(長野県 木曽街道)

 

 

信濃道は今の墾道刈株に足踏ましなむ久都はけわが背   『万葉集』巻14~3399

 

(しなのじは いまのはりみち かりばねに あしふましなん くつはけわがせ)

 

 

「東歌」(あづまうた)の中でも最も有名な歌の一つ。

私も国語の授業で、この歌を知り、感動した思い出がある。

 

信濃道は新しく出来たばかりの道で、篠などの刈株がそそけ立っています。

どうか靴を履いてお出かけください。
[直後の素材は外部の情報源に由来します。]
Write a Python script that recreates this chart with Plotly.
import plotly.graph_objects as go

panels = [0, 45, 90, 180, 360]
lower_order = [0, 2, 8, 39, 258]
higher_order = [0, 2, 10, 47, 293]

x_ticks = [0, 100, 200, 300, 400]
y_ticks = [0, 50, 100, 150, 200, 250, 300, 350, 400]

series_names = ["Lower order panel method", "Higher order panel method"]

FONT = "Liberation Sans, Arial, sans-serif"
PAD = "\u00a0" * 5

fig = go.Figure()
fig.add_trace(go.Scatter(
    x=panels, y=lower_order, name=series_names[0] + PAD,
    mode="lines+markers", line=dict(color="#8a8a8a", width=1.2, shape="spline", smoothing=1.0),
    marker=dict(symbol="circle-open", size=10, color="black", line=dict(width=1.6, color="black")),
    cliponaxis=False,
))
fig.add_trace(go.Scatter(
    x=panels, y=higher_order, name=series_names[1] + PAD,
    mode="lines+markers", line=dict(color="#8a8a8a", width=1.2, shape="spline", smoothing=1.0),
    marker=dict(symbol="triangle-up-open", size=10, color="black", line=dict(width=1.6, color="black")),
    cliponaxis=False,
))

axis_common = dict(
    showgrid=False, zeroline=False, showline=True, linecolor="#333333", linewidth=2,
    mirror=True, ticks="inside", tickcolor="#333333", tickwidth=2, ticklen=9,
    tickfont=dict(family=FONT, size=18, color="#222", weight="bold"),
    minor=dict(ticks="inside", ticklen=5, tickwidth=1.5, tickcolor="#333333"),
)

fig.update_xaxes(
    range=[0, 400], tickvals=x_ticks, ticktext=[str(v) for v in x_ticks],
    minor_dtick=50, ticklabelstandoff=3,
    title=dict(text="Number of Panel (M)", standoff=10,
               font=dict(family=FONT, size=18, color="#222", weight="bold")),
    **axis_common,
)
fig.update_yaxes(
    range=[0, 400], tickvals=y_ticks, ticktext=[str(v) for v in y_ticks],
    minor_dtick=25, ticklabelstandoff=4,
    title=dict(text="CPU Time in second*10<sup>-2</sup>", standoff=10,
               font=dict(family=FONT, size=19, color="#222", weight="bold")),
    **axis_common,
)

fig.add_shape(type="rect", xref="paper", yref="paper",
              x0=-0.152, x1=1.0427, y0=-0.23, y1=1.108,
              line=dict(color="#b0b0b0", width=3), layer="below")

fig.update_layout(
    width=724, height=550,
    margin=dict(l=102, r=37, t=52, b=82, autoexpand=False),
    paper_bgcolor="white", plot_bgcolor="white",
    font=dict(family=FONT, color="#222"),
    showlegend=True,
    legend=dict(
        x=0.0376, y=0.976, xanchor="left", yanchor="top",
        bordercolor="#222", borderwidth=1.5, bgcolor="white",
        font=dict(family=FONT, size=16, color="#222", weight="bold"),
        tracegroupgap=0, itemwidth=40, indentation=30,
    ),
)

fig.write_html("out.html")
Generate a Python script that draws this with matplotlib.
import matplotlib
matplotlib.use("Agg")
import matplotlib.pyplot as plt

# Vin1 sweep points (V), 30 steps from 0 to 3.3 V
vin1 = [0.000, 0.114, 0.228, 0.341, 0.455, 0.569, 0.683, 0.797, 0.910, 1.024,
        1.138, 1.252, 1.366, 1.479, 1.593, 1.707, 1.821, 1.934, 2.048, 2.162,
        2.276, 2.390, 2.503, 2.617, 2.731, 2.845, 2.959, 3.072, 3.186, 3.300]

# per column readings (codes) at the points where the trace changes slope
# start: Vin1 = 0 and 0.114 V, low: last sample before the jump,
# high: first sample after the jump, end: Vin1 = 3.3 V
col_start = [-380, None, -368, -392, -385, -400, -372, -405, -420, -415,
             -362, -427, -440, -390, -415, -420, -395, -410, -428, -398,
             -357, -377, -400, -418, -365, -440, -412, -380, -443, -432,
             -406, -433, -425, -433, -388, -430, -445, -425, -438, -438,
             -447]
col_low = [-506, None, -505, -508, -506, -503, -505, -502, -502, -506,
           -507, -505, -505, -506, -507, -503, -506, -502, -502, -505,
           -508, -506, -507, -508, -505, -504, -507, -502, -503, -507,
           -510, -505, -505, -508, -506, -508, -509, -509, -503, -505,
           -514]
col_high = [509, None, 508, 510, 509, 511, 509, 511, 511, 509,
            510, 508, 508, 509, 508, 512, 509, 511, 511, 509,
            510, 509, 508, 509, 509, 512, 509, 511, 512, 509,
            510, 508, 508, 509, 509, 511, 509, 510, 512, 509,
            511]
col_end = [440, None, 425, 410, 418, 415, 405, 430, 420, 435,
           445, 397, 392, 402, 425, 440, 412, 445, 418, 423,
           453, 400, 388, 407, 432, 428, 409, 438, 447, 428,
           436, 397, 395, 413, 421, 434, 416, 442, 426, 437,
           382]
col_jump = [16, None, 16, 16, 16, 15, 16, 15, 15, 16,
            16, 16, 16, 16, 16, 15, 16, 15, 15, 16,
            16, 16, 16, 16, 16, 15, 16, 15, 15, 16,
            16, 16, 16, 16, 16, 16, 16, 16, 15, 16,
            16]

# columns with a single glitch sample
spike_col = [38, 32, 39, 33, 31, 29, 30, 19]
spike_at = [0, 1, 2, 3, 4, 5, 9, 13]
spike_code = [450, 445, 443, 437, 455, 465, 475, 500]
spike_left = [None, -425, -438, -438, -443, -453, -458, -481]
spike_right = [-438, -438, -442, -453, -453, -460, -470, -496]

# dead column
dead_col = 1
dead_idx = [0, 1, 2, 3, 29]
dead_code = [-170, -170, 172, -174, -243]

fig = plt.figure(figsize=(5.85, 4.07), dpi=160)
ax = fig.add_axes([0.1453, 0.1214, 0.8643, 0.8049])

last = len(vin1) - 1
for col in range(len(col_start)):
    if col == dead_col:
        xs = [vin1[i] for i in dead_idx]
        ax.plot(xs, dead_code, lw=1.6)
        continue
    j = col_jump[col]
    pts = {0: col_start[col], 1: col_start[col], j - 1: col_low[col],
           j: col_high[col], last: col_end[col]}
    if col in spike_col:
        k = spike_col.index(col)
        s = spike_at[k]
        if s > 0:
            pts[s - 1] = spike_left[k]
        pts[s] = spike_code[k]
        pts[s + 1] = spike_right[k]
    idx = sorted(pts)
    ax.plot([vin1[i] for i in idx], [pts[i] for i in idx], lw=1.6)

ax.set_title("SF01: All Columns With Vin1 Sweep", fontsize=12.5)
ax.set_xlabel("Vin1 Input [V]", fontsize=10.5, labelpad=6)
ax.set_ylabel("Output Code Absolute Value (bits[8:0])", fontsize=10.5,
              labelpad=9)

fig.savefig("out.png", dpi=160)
わが夫よ。

 

この歌は「東歌」であり「防人歌」(さきもりうた)でもある。

関東あたりに住む若夫婦に、大和朝廷の命令が届き、夫が防人として九州へ行くこととなった。

泣く泣く旅立つ夫へ、妻が呼びかけた歌である。

この時代、「靴」というものは貴重品だったのは間違いない。

旅立つ夫の為に、妻が苦労して手に入れたのであろう。

どうか、この「靴」を履いて旅立ってください、と言っているのだ。

 

本で知ったのだが、「防人」に朝廷からは旅費も食費も出ず、全て自腹だったらしい。

防人の役目を終えても、お金が無い(まあ、当時、「お金なるもの」はもともとないのだが…)ので、故郷に辿り着くことが出来ず、野垂れ死にする者も多かった。

コロナ騒動でこれだけ政府に補償を! と叫んでいるわれわれを見たら防人は大仰天することだろう。

それはともかく、防人に行くということは、ほとんど「今生の別れ」と同じようなものだった。

それだけに妻の優しさが切なく、涙を誘うのである。

 

さて、この歌の「信濃道」のことである。

この「新しく出来た信濃道」とは「中山道」(木曽街道)のことだ、ということを最近になって知った。

「東海道」は「ヤマトタケル」の時代に(現在の東海道のルートとは若干異なるが…)すでにあったが、「中山道」は奈良時代、朝廷の政策によって出来た街道なのである。

『続日本記』の和銅6年(713)の記述にこう書いてある。

 

美濃信濃二国の堺は径道険阻にして往還艱難なり。

よりて吉蘇路を通す

 

岐阜と長野の境は道が細くて険しく、行き来が難しかった。

そこで「木曽路」を開鑿した。

 

というのである。

710年が平城京遷都。

であるから「木曽路」は天平時代、聖武天皇の頃に整備された。

また、この記述では「木曽」は「吉蘇」と表記している。

木曽の古名は「吉蘇」なのも知った。

 

私は2年をかけて「中山道」をすべて歩いた。

木曽路は今でも粗末な道である。

私が「木曽路」を歩いた時、しきりに島崎藤村・・・というか、彼の小説「夜明け前」のことを考えた。

また、この道は若山牧水の歩いた道であり、芭蕉が「更科紀行」で歩いた道であり、正岡子規が「かけはしの記」で歩いた道であり、関ヶ原へと急ぐ徳川秀忠軍の道でもある。

この道は、絶望的な悲しみの中で歩いた防人の男たちの道でもあったのだ。

そのことを想いながら歩きたかったな~、などとふと考えたが、さすがにもう一回歩こうとは思わない…。

 

あと、どうでもいい話だが、「しゃぶしゃぶ木曽路」は「木曽」はおろか長野に一店舗もないらしい(笑)。